● The task:
Find each line with "this" and copy it.

┌──

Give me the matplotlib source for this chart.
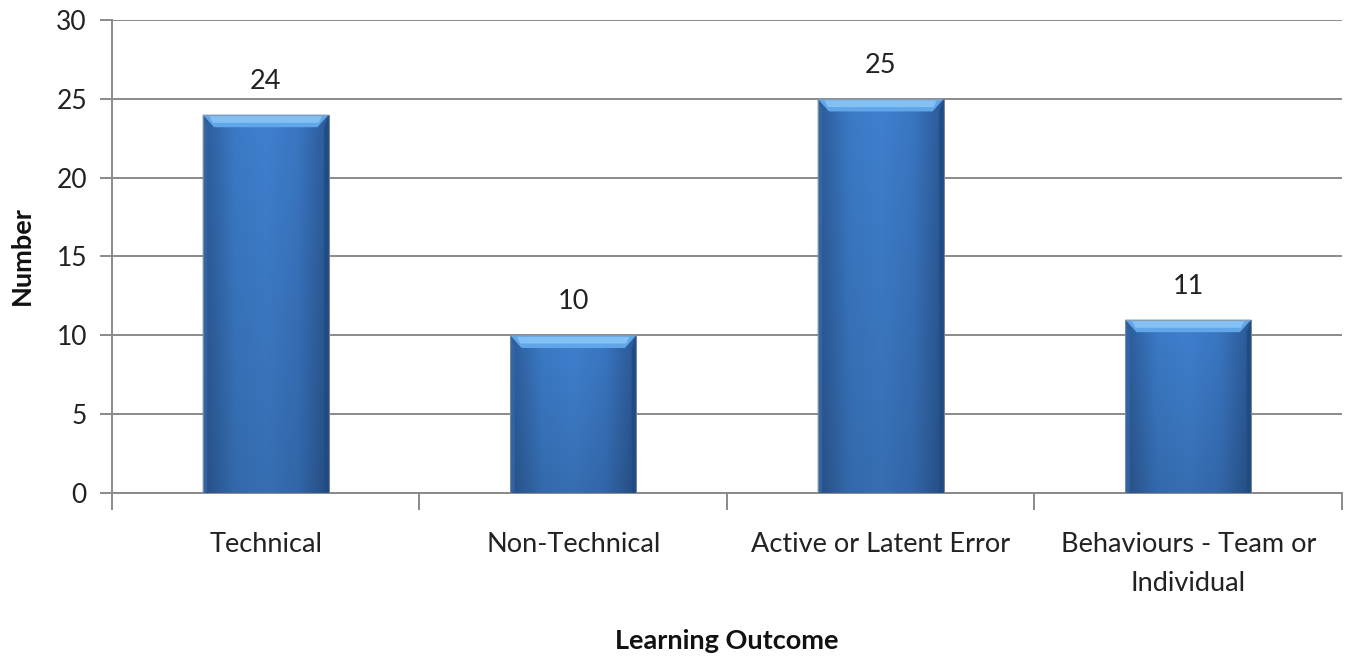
import numpy as np
import matplotlib
matplotlib.use("Agg")
import matplotlib.pyplot as plt
from matplotlib.colors import LinearSegmentedColormap
from matplotlib.patches import Polygon, Rectangle

categories = ["Technical", "Non-Technical", "Active or Latent Error",
              "Behaviours - Team or\nIndividual"]
values = [24, 10, 25, 11]
y_ticks = [0, 5, 10, 15, 20, 25, 30]

plt.rcParams['font.family'] = ['Lato', 'DejaVu Sans']

W, H = 1346, 656
fig = plt.figure(figsize=(W / 100, H / 100), dpi=100)
ax = fig.add_axes([0.0832, 0.2485, 0.9138, 0.7210])

x = np.arange(len(categories))
bar_w = 0.41
bars = ax.bar(x, values, width=bar_w, color="#3b78c4", edgecolor="none", zorder=3)

ax.set_xlim(-0.5, len(categories) - 0.5)
ax.set_ylim(0, 30)
ax.set_yticks(y_ticks)
ax.yaxis.grid(True, color="#8a8a8a", linewidth=1.4, zorder=0)
ax.set_axisbelow(True)

for s in ["top", "right"]:
    ax.spines[s].set_visible(False)
for s in ["left", "bottom"]:
    ax.spines[s].set_color("#8a8a8a")
    ax.spines[s].set_linewidth(1.4)

# category separators as x ticks
ax.set_xticks(np.arange(-0.5, len(categories) + 0.5, 1.0))
ax.set_xticklabels([])
ax.tick_params(axis="x", length=12, width=1.4, color="#8a8a8a", direction="out")
ax.tick_params(axis="y", length=9, width=1.4, color="#8a8a8a", direction="out",
               labelsize=19, pad=9, labelcolor="#222222")

for xi, lab in zip(x, categories):
    ax.text(xi, -2.45, lab, ha="center", va="top", fontsize=19.5,
            color="#222222", linespacing=1.72)

fig.text(0.0832 + 0.9138 / 2, 1 - 641 / H, "Learning Outcome", ha="center",
         va="center", fontsize=19.5, fontweight="bold", color="#111111")
fig.text(22 / W, 1 - 256 / H, "Number", ha="center", va="center", rotation=90,
         fontsize=19.5, fontweight="bold", color="#111111")

# bevelled shading on each bar
face = LinearSegmentedColormap.from_list(
    "face", ["#2c5b98", "#3b7ac6", "#3f80cf", "#3a76c2", "#2a5894"])
grad_h = np.linspace(0, 1, 256)
grad_v = np.linspace(0, 1, 128)
for b, v in zip(bars, values):
    x0, w = b.get_x(), b.get_width()
    ext = (x0, x0 + w, 0, v)
    rgba = np.repeat(face(grad_h)[None, :, :], 128, axis=0)
    # darker toward the bottom
    shade = 0.86 + 0.14 * grad_v
    rgba[..., :3] = rgba[..., :3] * shade[:, None, None]
    im = ax.imshow(rgba, extent=ext, aspect="auto", origin="lower", zorder=3,
                   interpolation="bilinear")
    im.set_clip_path(b)
    # top bevel
    bev_x = w * 0.09
    bev_y = 0.8
    ax.add_patch(Polygon([[x0, v], [x0 + w, v], [x0 + w - bev_x, v - bev_y],
                          [x0 + bev_x, v - bev_y]], closed=True,
                         facecolor="#62a6ea", edgecolor="none", zorder=4))
    ax.add_patch(Polygon([[x0 + bev_x * 0.6, v - bev_y * 0.12],
                          [x0 + w - bev_x * 0.6, v - bev_y * 0.12],
                          [x0 + w - bev_x * 0.9, v - bev_y * 0.65],
                          [x0 + bev_x * 0.9, v - bev_y * 0.65]], closed=True,
                         facecolor="#8ac6f8", edgecolor="none", zorder=4, alpha=0.85))
    # side bevels
    ax.add_patch(Polygon([[x0, v], [x0 + bev_x * 0.4, v - bev_y], [x0 + bev_x * 0.4, 0.05],
                          [x0, 0]], closed=True, facecolor="#3468ab", edgecolor="none",
                         zorder=4, alpha=0.8))
    ax.add_patch(Polygon([[x0 + w, v], [x0 + w - bev_x * 0.4, v - bev_y],
                          [x0 + w - bev_x * 0.4, 0.05], [x0 + w, 0]], closed=True,
                         facecolor="#1f4a82", edgecolor="none", zorder=4, alpha=0.85))
    ax.add_patch(Rectangle((x0, 0), w, v, fill=False, edgecolor="#9a9a9a",
                           linewidth=0.8, zorder=5, alpha=0.7))
    ax.annotate(f"{v}", (x0 + w / 2, v), xytext=(0, 15), textcoords="offset points",
                ha="center", va="bottom", fontsize=19.5, color="#222222")

fig.savefig("out.png", dpi=100)
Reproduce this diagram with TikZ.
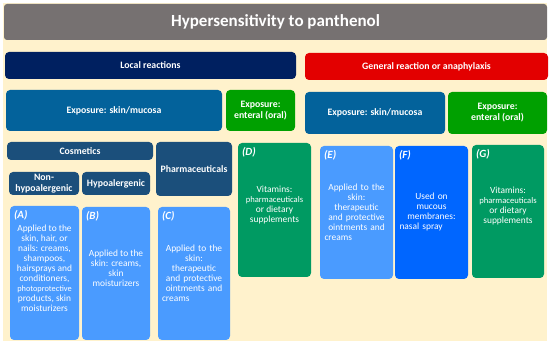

└──

● Solution:
Give me the matplotlib source for this chart.
Reproduce this diagram with TikZ.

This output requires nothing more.